An Insider Perspective on Criminal Justice Careers

law practice store front

By Sarah Stevenson

Aileen Stevenson
Law Practice Administrator
Law Offices of Donald M. "Steve" Stevenson
Stockton, California

After 20 years as an information technology professional, Aileen Stevenson started a new career in the field of criminal justice: she joined the Law Offices of Donald M. "Steve" Stevenson as a law practice administrator, where she has worked for the past 11 years managing the office's accounts and day-to-day business.

Like other criminal justice careers in the legal field such as paralegal and legal secretary, law office managers provide critical administrative support to lawyers, from preparing documents and maintaining client records to handling budgets and communicating with clients and attorneys.

A certificate or associate's degree in law office management is often the best preparation to enter the field, but it isn't mandatory. While Stevenson received most of her law-related training on the job, she found that the business administration classes she'd taken for her previous career came in handy for managing a law office. Other criminal justice careers such as paralegal or legal secretary can also lead to jobs in law office management.

What do you do in a typical day at the law office?

My job responsibilities include:

  • Answering the phone
  • Accounts receivable and accounts payable
  • Preparing legal documents
  • Filing documents with the court
  • Having documents recorded
  • Maintaining computer software and hardware
  • Maintaining the attorney's calendar of appointments and significant legal events
  • Billing and payroll

How is being a law practice administrator different from other criminal justice careers, such as legal secretary or paralegal?

A legal secretary or paralegal may not have the administrative duties of maintaining and running the office.

Did you study criminal justice in college? If not, what did you study and how did it prepare you for your current career?

I did not study the law or criminal justice. I earned a bachelor of science in math at Hayward State University. To prepare for the job, I spent a week with the previous paralegal on-the-job-training.

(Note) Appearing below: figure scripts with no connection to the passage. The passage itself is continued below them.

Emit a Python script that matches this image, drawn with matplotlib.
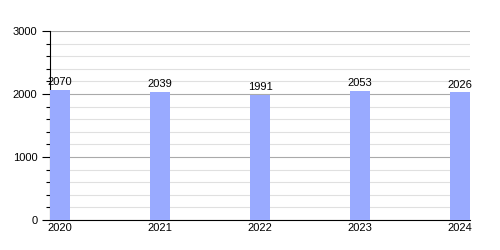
import matplotlib
matplotlib.use('Agg')
import matplotlib.pyplot as plt
from matplotlib.ticker import MultipleLocator

plt.rcParams['font.family'] = ['Liberation Sans', 'DejaVu Sans']

years = ['2020', '2021', '2022', '2023', '2024']
values = [2070, 2039, 1991, 2053, 2026]

fig = plt.figure(figsize=(5, 2.5), dpi=100)
ax = fig.add_axes([0.1, 0.12, 0.84, 0.756])

x = list(range(len(years)))
ax.bar(x, values, width=0.2, color='#99aaff', zorder=3)
for xi, v in zip(x, values):
    ax.text(xi, v + 40, str(v), ha='center', va='bottom', fontsize=8, zorder=4)

ax.set_xlim(-0.1, len(years) - 0.9)
ax.set_ylim(0, 3000)
ax.set_xticks(x)
ax.set_xticklabels(years)
ax.yaxis.set_major_locator(MultipleLocator(1000))
ax.yaxis.set_minor_locator(MultipleLocator(200))
ax.grid(axis='y', which='major', color='#aaaaaa', linewidth=0.8, zorder=0)
ax.grid(axis='y', which='minor', color='#e0e0e0', linewidth=0.8, zorder=0)

ax.tick_params(axis='both', labelsize=8, length=6, width=0.8, pad=3)
ax.tick_params(axis='x', length=0, pad=2)
ax.tick_params(axis='y', which='minor', length=3, width=0.8)

for s in ['top', 'right']:
    ax.spines[s].set_visible(False)
ax.spines['left'].set_linewidth(0.8)
ax.spines['bottom'].set_linewidth(0.8)

fig.savefig('out.png', dpi=100)
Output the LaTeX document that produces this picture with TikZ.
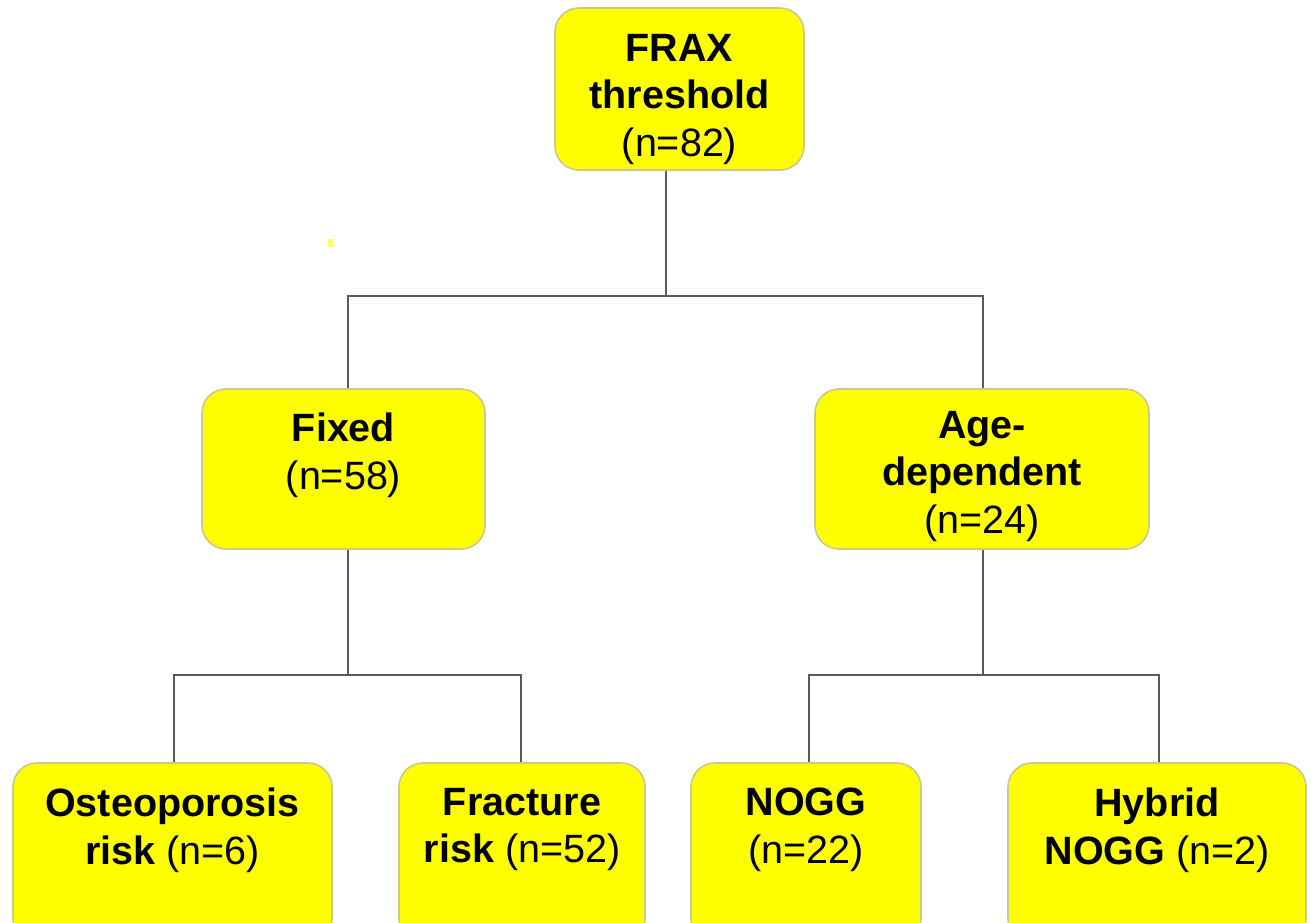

More than anything, my skills at managing projects has helped me the most. Learning the computer programs was easy, having worked in information technology for many years. I also took business administration classes while working in my former profession, which was very helpful in knowing what it takes to run a business.

What skills or characteristics are essential for criminal justice careers like law office management? 

  • Attention to detail is a must. Legal documents must be prepared properly with the correct information and processed in the proper order to be legally recognized.
     
  • The ability to use computer applications. Interaction with the courts frequently happens over the Internet. There are legal applications used to produce legal documents, to maintain the practice, pay the bills and generate invoices.
     
  • Good social and phone skills. There's a lot of interaction: personal, over the phone and by email. Your behavior represents not just you but also, and maybe foremost, your employer.
     
  • The ability to follow and/or set procedures.
     
  • The ability to become competent by asking questions, observing and getting answers.
     
  • Courtesy. Getting my job done requires cooperation from many people and resources. People are more receptive to assisting me if my behavior is courteous and I am appreciative of their efforts and realize that my priority is not necessarily also theirs. It's also more fun and rewarding when the interaction is friendly and mutually respectful.
     
  • Project management skills: the ability to prioritize and keep track of all the projects. You're always working on many unrelated projects at the same time and need to be able to know where each one stands and what needs to get done next by what date. The courts don't take excuses.

Are there any specific career or educational strategies you'd suggest for students interested in law office management?

A well-rounded education makes you more interesting as a person and also gives you more interests to pursue. Any class that encourages interaction will build your social skills. As I stated before, you'll have to deal with all kinds of personalities.

PC literacy is a must. Knowing how to use the range of Microsoft Office applications will give you a head start. It will also give you the skills to readily learn law and office management PC applications. I'd also suggest that those interested in criminal justice careers in law office administration acquire basic accounting skills, as proficiency in accounting is invaluable in this profession.